Abiding by the old saw that a good compost heap is 80 percent dead brown organic material and 20 percent fresh green stuff, my goal each fall is to add a layer of something “green” to every load of leaves I put in my pile.

Easy pickings are grass clippings from the lawn, until they peter out with the waning autumn sun. Filtered coffee grounds from a local shop are loaded with nutrients and often free for the asking, as are bags of shredded paper brought home from the office. My pile also absorbs all the food scraps from my kitchen, and the family next door.

A certain amount of scavenging suits me and my pile. We live near the beach, where I bulk up with the greenest of green for my pile: seaweed.

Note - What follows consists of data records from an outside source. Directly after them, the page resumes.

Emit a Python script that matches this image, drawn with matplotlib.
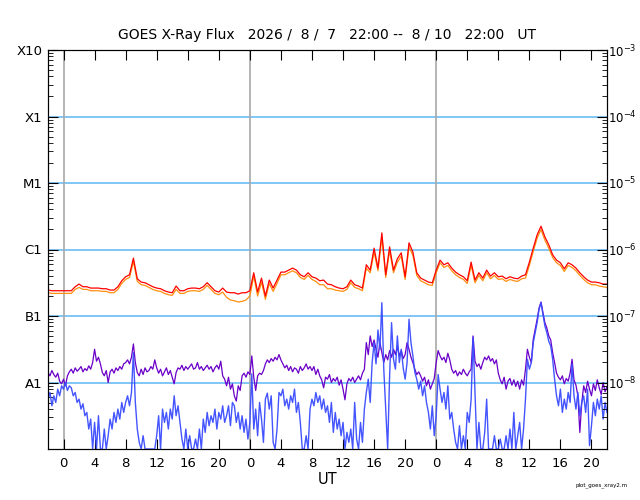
import matplotlib
matplotlib.use('Agg')
import matplotlib.pyplot as plt
import numpy as np

# GOES X-ray flux, hours counted from 2026-08-07 22:00 UT
title = 'GOES X-Ray Flux   2026 /  8 /  7   22:00 --  8 / 10   22:00   UT'

xtick_hours = [2, 6, 10, 14, 18, 22, 26, 30, 34, 38, 42, 46, 50, 54, 58, 62, 66, 70]
xtick_labels = ['0', '4', '8', '12', '16', '20'] * 3
day_lines = [2, 26, 50]

flare_levels = [1e-3, 1e-4, 1e-5, 1e-6, 1e-7, 1e-8]
flare_labels = ['X10', 'X1', 'M1', 'C1', 'B1', 'A1']

# log10 of flux (W/m^2), long channel, every 30 min
long_a_log = [
    -6.61, -6.62, -6.62, -6.62, -6.62, -6.62, -6.62, -6.56, -6.52, -6.56,
    -6.56, -6.58, -6.58, -6.58, -6.59, -6.59, -6.61, -6.61, -6.56, -6.47,
    -6.41, -6.38, -6.13, -6.44, -6.49, -6.50, -6.53, -6.56, -6.58, -6.59,
    -6.62, -6.64, -6.65, -6.55, -6.62, -6.62, -6.59, -6.58, -6.58, -6.59,
    -6.56, -6.50, -6.56, -6.62, -6.64, -6.58, -6.64, -6.65, -6.65, -6.67,
    -6.65, -6.65, -6.62, -6.35, -6.64, -6.43, -6.70, -6.46, -6.58, -6.46,
    -6.34, -6.34, -6.31, -6.28, -6.31, -6.38, -6.41, -6.35, -6.41, -6.43,
    -6.47, -6.46, -6.52, -6.53, -6.56, -6.58, -6.59, -6.56, -6.46, -6.53,
    -6.55, -6.58, -6.23, -6.31, -5.98, -6.28, -5.75, -6.38, -5.96, -6.31,
    -6.14, -6.05, -6.41, -5.90, -6.04, -6.35, -6.43, -6.46, -6.49, -6.50,
    -6.31, -6.16, -6.23, -6.20, -6.28, -6.34, -6.38, -6.41, -6.47, -6.19,
    -6.46, -6.35, -6.43, -6.31, -6.40, -6.35, -6.41, -6.40, -6.44, -6.41,
    -6.43, -6.44, -6.40, -6.38, -6.19, -5.98, -5.78, -5.65, -5.81, -5.93,
    -6.08, -6.16, -6.20, -6.29, -6.20, -6.23, -6.28, -6.35, -6.41, -6.46,
    -6.49, -6.49, -6.50, -6.52, -6.52,
]
long_b_log = [
    -6.65, -6.66, -6.66, -6.66, -6.66, -6.66, -6.66, -6.60, -6.57, -6.60,
    -6.60, -6.62, -6.62, -6.62, -6.63, -6.63, -6.65, -6.65, -6.60, -6.51,
    -6.45, -6.42, -6.18, -6.48, -6.53, -6.54, -6.57, -6.60, -6.62, -6.63,
    -6.66, -6.68, -6.69, -6.60, -6.66, -6.66, -6.63, -6.62, -6.62, -6.63,
    -6.60, -6.54, -6.60, -6.66, -6.68, -6.64, -6.72, -6.76, -6.77, -6.79,
    -6.78, -6.76, -6.70, -6.40, -6.70, -6.49, -6.75, -6.51, -6.63, -6.51,
    -6.38, -6.38, -6.35, -6.32, -6.35, -6.42, -6.45, -6.39, -6.45, -6.48,
    -6.53, -6.53, -6.59, -6.59, -6.61, -6.62, -6.63, -6.60, -6.50, -6.57,
    -6.59, -6.62, -6.28, -6.35, -6.04, -6.32, -5.82, -6.42, -6.02, -6.35,
    -6.19, -6.10, -6.45, -5.96, -6.09, -6.39, -6.47, -6.50, -6.53, -6.54,
    -6.35, -6.20, -6.27, -6.24, -6.32, -6.38, -6.42, -6.45, -6.51, -6.24,
    -6.50, -6.39, -6.47, -6.35, -6.44, -6.39, -6.45, -6.44, -6.48, -6.45,
    -6.47, -6.48, -6.44, -6.43, -6.24, -6.03, -5.83, -5.70, -5.86, -5.98,
    -6.12, -6.20, -6.24, -6.33, -6.24, -6.27, -6.32, -6.39, -6.45, -6.50,
    -6.53, -6.53, -6.55, -6.56, -6.57,
]

# log10 of flux, short channel, every 15 min (one row per hour)
short_a_log = [
    -7.85, -7.90, -7.82, -7.88,
    -7.92, -7.86, -7.98, -8.02,
    -7.95, -8.05, -7.90, -7.84,
    -7.80, -7.86, -7.78, -7.83,
    -7.80, -7.76, -7.84, -7.79,
    -7.82, -7.75, -7.80, -7.70,
    -7.50, -7.68, -7.62, -7.72,
    -7.85, -7.90, -7.82, -8.00,
    -7.84, -7.80, -7.86, -7.78,
    -7.82, -7.76, -7.80, -7.72,
    -7.70, -7.66, -7.72, -7.62,
    -7.42, -7.70, -7.85, -7.90,
    -7.80, -7.88, -7.78, -7.84,
    -7.82, -7.76, -7.80, -7.66,
    -7.78, -7.86, -7.80, -7.90,
    -7.84, -7.78, -7.88, -7.82,
    -7.92, -8.02, -7.85, -7.78,
    -7.80, -7.74, -7.82, -7.76,
    -7.80, -7.76, -7.72, -7.80,
    -7.78, -7.70, -7.80, -7.76,
    -7.82, -7.78, -7.74, -7.80,
    -7.76, -7.84, -7.78, -7.74,
    -7.80, -7.68, -7.90, -7.95,
    -8.05, -7.92, -8.10, -8.02,
    -8.20, -8.28, -8.05, -8.12,
    -7.90, -7.86, -7.92, -7.84,
    -7.88, -7.60, -7.92, -8.12,
    -7.90, -7.86, -7.88, -7.82,
    -7.72, -7.66, -7.70, -7.64,
    -7.68, -7.62, -7.66, -7.58,
    -7.66, -7.72, -7.78, -7.74,
    -7.82, -7.76, -7.84, -7.78,
    -7.80, -7.86, -7.76, -7.82,
    -7.78, -7.72, -7.80, -7.76,
    -7.82, -7.76, -7.88, -7.80,
    -7.90, -7.96, -8.08, -7.92,
    -7.95, -7.88, -8.00, -7.94,
    -7.98, -7.92, -8.04, -7.96,
    -8.10, -8.26, -8.02, -7.94,
    -7.98, -7.92, -8.00, -7.95,
    -7.90, -7.96, -7.86, -7.80,
    -7.40, -7.58, -7.30, -7.46,
    -7.36, -7.50, -7.62, -7.40,
    -7.55, -7.70, -7.58, -7.66,
    -7.52, -7.62, -7.50, -7.58,
    -7.46, -7.60, -7.52, -7.64,
    -7.58, -7.40, -7.50, -7.62,
    -7.70, -7.80, -7.88, -7.84,
    -7.90, -7.98, -7.92, -8.05,
    -7.96, -8.10, -8.02, -7.94,
    -7.70, -7.52, -7.60, -7.66,
    -7.62, -7.70, -7.56, -7.66,
    -7.80, -7.86, -7.82, -7.90,
    -7.84, -7.88, -7.80, -7.86,
    -7.90, -7.84, -7.80, -7.30,
    -7.68, -7.76, -7.72, -7.80,
    -7.70, -7.62, -7.66, -7.60,
    -7.68, -7.64, -7.72, -7.66,
    -7.86, -7.96, -8.02, -7.92,
    -8.10, -7.98, -7.94, -8.04,
    -7.96, -8.06, -7.98, -8.10,
    -7.96, -8.04, -7.80, -7.50,
    -7.62, -7.70, -7.35, -7.20,
    -7.05, -6.88, -6.79, -6.95,
    -7.10, -7.18, -7.30, -7.36,
    -7.55, -7.70, -7.86, -7.92,
    -7.96, -7.90, -8.02, -7.94,
    -7.98, -7.86, -7.65, -7.96,
    -8.04, -8.20, -8.75, -8.30,
    -8.05, -8.15, -7.98, -8.10,
    -8.20, -8.02, -8.12, -7.96,
    -8.08, -8.18, -8.00, -8.14,
    -8.06,
]
short_b_log = [
    -8.25, -8.15, -8.35, -8.20,
    -8.30, -8.10, -8.20, -8.05,
    -8.10, -8.00, -8.12, -8.05,
    -8.08, -8.20, -8.15, -8.30,
    -8.25, -8.40, -8.32, -8.50,
    -8.45, -8.70, -8.55, -9.00,
    -8.60, -9.00, -8.50, -9.00,
    -9.00, -8.70, -9.00, -8.80,
    -8.55, -8.70, -8.45, -8.60,
    -8.40, -8.55, -8.30, -8.45,
    -8.30, -8.20, -8.35, -8.15,
    -7.55, -8.30, -8.70, -8.90,
    -9.00, -8.80, -9.00, -9.00,
    -9.00, -9.00, -9.00, -9.00,
    -8.80, -8.50, -9.00, -8.40,
    -8.60, -8.45, -8.70, -8.40,
    -8.55, -8.20, -8.50, -8.35,
    -8.60, -8.85, -9.00, -8.70,
    -9.00, -8.80, -9.00, -9.00,
    -8.85, -9.00, -8.70, -9.00,
    -8.55, -8.75, -8.45, -8.65,
    -8.50, -8.60, -8.40, -8.70,
    -8.45, -8.55, -8.35, -8.60,
    -8.50, -8.35, -8.65, -8.30,
    -8.35, -8.60, -8.45, -8.70,
    -8.50, -8.75, -8.55, -8.85,
    -8.60, -7.87, -8.70, -8.40,
    -8.80, -8.30, -8.55, -8.90,
    -8.25, -8.16, -8.40, -8.20,
    -8.90, -9.00, -8.70, -8.15,
    -8.20, -8.10, -8.35, -8.25,
    -8.40, -8.20, -8.30, -8.10,
    -8.45, -8.30, -8.60, -9.00,
    -9.00, -8.80, -9.00, -8.40,
    -8.25, -8.35, -8.15, -8.30,
    -8.20, -8.40, -8.25, -8.45,
    -8.35, -8.60, -8.30, -8.75,
    -8.45, -8.70, -8.55, -8.80,
    -8.60, -9.00, -8.75, -8.90,
    -8.70, -9.00, -8.30, -8.85,
    -9.00, -8.60, -8.90, -8.40,
    -8.15, -7.95, -8.30, -7.70,
    -7.40, -7.72, -7.21, -7.50,
    -6.80, -7.80, -8.40, -9.00,
    -7.90, -7.10, -7.65, -7.80,
    -7.30, -7.70, -7.50, -7.78,
    -7.95, -7.70, -7.05, -7.40,
    -7.60, -7.85, -7.95, -8.10,
    -7.98, -8.20, -8.05, -8.30,
    -8.45, -8.70, -8.35, -8.80,
    -8.50, -7.88, -8.10, -8.30,
    -8.15, -8.40, -8.05, -8.55,
    -8.45, -8.70, -8.90, -9.00,
    -8.65, -9.00, -8.80, -9.00,
    -8.45, -8.60, -8.25, -7.32,
    -8.15, -9.00, -8.60, -9.00,
    -9.00, -8.75, -8.25, -9.00,
    -9.00, -9.00, -8.80, -9.00,
    -9.00, -8.85, -9.00, -9.00,
    -8.80, -9.00, -8.70, -9.00,
    -8.45, -9.00, -8.80, -8.60,
    -9.00, -8.70, -8.25, -7.65,
    -7.80, -7.70, -7.40, -7.25,
    -7.10, -6.90, -6.80, -6.98,
    -7.15, -7.25, -7.38, -7.45,
    -7.65, -7.95, -8.20, -8.35,
    -8.10, -8.45, -8.25, -8.40,
    -8.15, -8.30, -7.72, -8.20,
    -8.40, -8.15, -8.50, -8.30,
    -8.20, -8.45, -8.10, -8.95,
    -8.65, -8.30, -8.50, -8.25,
    -8.40, -8.20, -8.55, -8.30,
    -8.45,
]

long_a = 10.0 ** np.array(long_a_log)
long_b = 10.0 ** np.array(long_b_log)
short_a = 10.0 ** np.array(short_a_log)
short_b = 10.0 ** np.array(short_b_log)
t_long = np.arange(len(long_a)) * 0.5
t_short = np.arange(len(short_a)) * 0.25

fig = plt.figure(figsize=(6.4, 5), dpi=100)
ax = fig.add_axes([48 / 640, 51 / 500, 559 / 640, 399 / 500])

for lv in flare_levels[1:]:
    ax.axhline(lv, color='#5cb6f2', lw=1.1, zorder=1)
for d in day_lines:
    ax.axvline(d, color='#a8a8a8', lw=1.2, zorder=1)

ax.plot(t_long, long_b, color='#ff9010', lw=0.9, zorder=3)
ax.plot(t_long, long_a, color='#ff0000', lw=0.9, zorder=4)
ax.plot(t_short, short_a, color='#6a00c8', lw=0.9, zorder=3)
ax.plot(t_short, short_b, color='#3a4cff', lw=1.0, alpha=0.95, zorder=4)

ax.set_yscale('log')
ax.set_ylim(1e-9, 1e-3)
ax.set_xlim(0, 72)
ax.set_yticks(flare_levels, flare_labels)
ax.set_xticks(xtick_hours, xtick_labels)
ax.tick_params(axis='x', direction='in', length=7, top=True, labelsize=9.5, pad=6)
ax.tick_params(axis='y', which='major', direction='in', length=7, labelsize=9.5, pad=4)
ax.tick_params(axis='y', which='minor', direction='in', length=3.5)

ax2 = ax.twinx()
ax2.set_yscale('log')
ax2.set_ylim(1e-9, 1e-3)
ax2.set_yticks(flare_levels)
ax2.tick_params(axis='y', which='major', direction='in', length=7, labelsize=8.5, pad=1)
ax2.tick_params(axis='y', which='minor', direction='in', length=3.5)

ax.set_title(title, fontsize=10, pad=8)
ax.set_xlabel('UT', fontsize=10.5, labelpad=1)
fig.text(0.98, 0.03, 'plot_goes_xray2.m', fontsize=4, ha='right', va='center')

fig.savefig('out.png', dpi=100)
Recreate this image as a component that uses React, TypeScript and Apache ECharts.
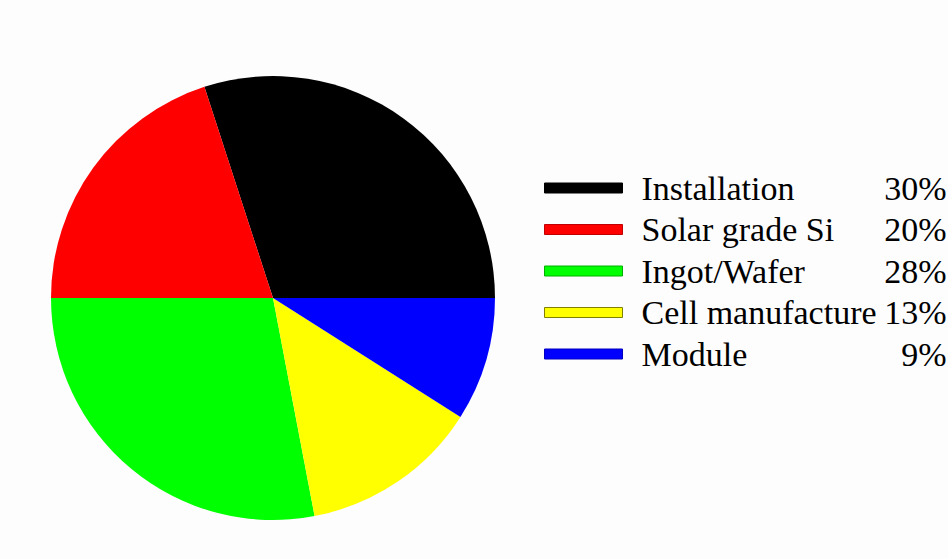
import React, { useEffect, useRef } from "react";
import * as echarts from "echarts";

const categories = ["Installation", "Solar grade Si", "Ingot/Wafer", "Cell manufacture", "Module"];
const shares = [30, 20, 28, 13, 9];
const colors = ["#000000", "#ff0000", "#00ff00", "#ffff00", "#0000ff"];
const legendBorders = ["#000000", "#c00000", "#00b000", "#808000", "#0000c0"];

export default function App() {
  const ref = useRef<HTMLDivElement>(null);
  useEffect(() => {
    document.body.style.margin = "0";
    const chart = echarts.init(ref.current!, null, { renderer: "svg" });
    const font = "'Liberation Serif', 'Times New Roman', serif";
    chart.setOption({
      animation: false,
      backgroundColor: "#fdfdfd",
      legend: {
        orient: "vertical",
        left: 544,
        top: 171,
        padding: 0,
        itemWidth: 78,
        itemHeight: 10,
        itemGap: 7.5,
        icon: "rect",
        selectedMode: false,
        data: categories.map((c, i) => ({
          name: c,
          itemStyle: { color: colors[i], borderColor: legendBorders[i], borderWidth: 1 },
        })),
        formatter: (name: string) => {
          const i = categories.indexOf(name);
          return `{n|${name}}{p|${shares[i]}%}`;
        },
        textStyle: {
          fontFamily: font,
          fontSize: 34,
          color: "#000",
          rich: {
            n: { fontFamily: font, fontSize: 34, color: "#000", width: 236, padding: [0, 0, 0, 14] },
            p: { fontFamily: font, fontSize: 34, color: "#000", width: 69, align: "right" },
          },
        },
      },
      series: [
        {
          type: "pie",
          center: [273, 298],
          radius: 222,
          startAngle: 0,
          clockwise: false,
          silent: true,
          label: { show: false },
          labelLine: { show: false },
          itemStyle: { borderWidth: 0 },
          data: categories.map((c, i) => ({ name: c, value: shares[i], itemStyle: { color: colors[i] } })),
        },
      ],
    });
    return () => chart.dispose();
  }, []);
  return <div ref={ref} style={{ width: 948, height: 559 }} />;
}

Searching for seaweed on the shore.

I got the idea from a Westport Historical Society exhibit a while ago. “A Bunch of Farmers” detailed the area’s agricultural roots, beginning in the 1830s, which over generations developed richly with the maritime exportation of fish and produce to New York, Boston and beyond. By the Civil War, Westport was the leading onion supplier to the Union army. Onion farmers used nutrient-rich seaweed as fertilizer. There’s a certain symmetry to that, as my neighborhood was once an onion field.

Depending on the season, the weather and the wind, high tide usually leaves a long scraggly line of flotsam, most of it a musty salad of seaweed and raggedy reeds of salt marsh grass. Both are high in nutrients and the trace elements garden plants love.

Caught up in the tidal ebb and flow are dismembered crab legs and carapaces of baby horseshoe crabs. Shells of mussels, clams and oysters dot the mix, and in they go too. I love bringing this bit of the beach back home with me. The bucket smells like part wet swimsuit, part low tide, and all pure summer.

Scott Smith

The more green I can contribute to my pile in the fall, the hotter it will cook through the winter months. With some turning with a pitchfork, the sooner the mass of leaves and compostable whatnot will boil down into a finished batch of loamy new compost. Last summer I spread 50 wheelbarrows full of fresh compost across my garden beds and lawn. My neighbors always know where they can go to fill up a flower pot or top-dress their tomato garden.

I know that in the greater scheme of things my backyard compost pile doesn’t amount to much more than a hill of beans. But it’s a fun, low-tech hobby that provides me plenty of good ol’-fashioned outdoor exercise, costs next to nothing, and in a modest way allows me to act locally while musing about bigger issues like food waste, sustainability, carbon footprints and global warming.

I highly recommend it to anyone with the time and inclination. Lord knows there’s always plenty of leaves to go around!